Mead Treadwell, a former Republican Alaska lieutenant governor who has long worked on Arctic issues shares some of Sullivan's misgivings about the U.N. but he still supports the treaty, noting the current version was fought for by the Reagan Administration.

"There are ways to address conservative concerns on the treaty," he said. "If it takes a moderate change to the treaty, that is better than scrapping it altogether."

Alternatively, Treadwell said the U.S. could become a signatory but refuse to send money to the International Seabed Authority, a U.N. body. "We could show that the money we invest in oceans in this country is a contribution in kind."

But political prospects for amending the treaty are dim, and provisions on in-kind contributions are not clearly defined, according to Arctic law and policy experts.

'There is no race for the Arctic'

Some Arctic policy leaders, such as Ulmer, believe international events could trigger a shift in the American position.

"One thing that may change the attitude of some senators is if other countries get their claims approved," said Ulmer. "If the U.S. is the only Arctic nation that hasn't ratified the treaty and been able to submit its claim, perhaps that will be enough of a tipping point."

In the meantime, the federal continental shelf task force has been studying the potential for Arctic territorial expansion by surveying the seabed off the coast of Alaska.

Since 2003, the task force's agencies have completed 12 missions to map out the seafloor and determine the composition of soil layers.

Arctic law expert Betsy Baker, who worked with task force, and accompanied noted oceanographer Larry Mayer on Arctic research trips, said future surveys are not planned at this point.

"They have gathered most of the data they need in the Arctic," she said.
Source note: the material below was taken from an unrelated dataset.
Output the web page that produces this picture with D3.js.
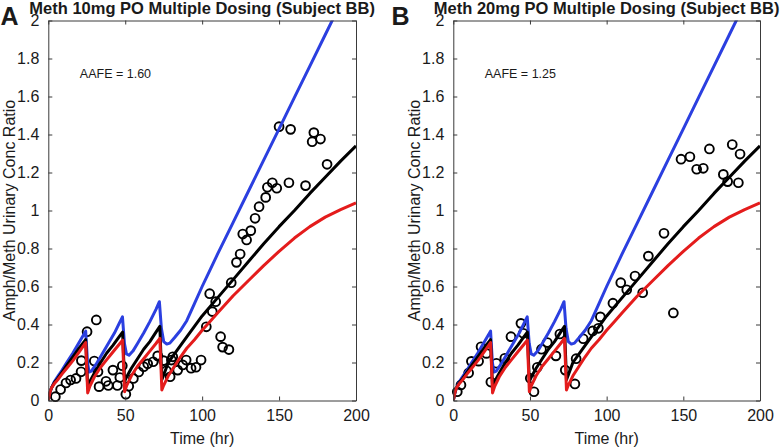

Mayer, an expert on mapping the U.S. Arctic seafloor, was on a Swedish vessel surveying waters off Greenland, and couldn't be reached for further comment.

The amount of data required to submit a claim, were the U.S. to join the treaty today, depends on its size and extent.

"It's up to each country to determine if it has the scientific research to back the claims it is submitting," Baker said.

Perceptions aside, Baker says, there is no real advantage in international law given to countries that claim territory first. "There's no race for the Arctic," she said.

The U.N. commission reviewing Russian claims is made up of scientists, and they evaluate the research data. They have no authority to decide in cases of boundary disputes, according to Baker. Countries must work out the differences on their own.

In the meantime, as Arctic countries invest heavily in oceanography, they are making their findings public.

"The big win is that we have more information," Baker said.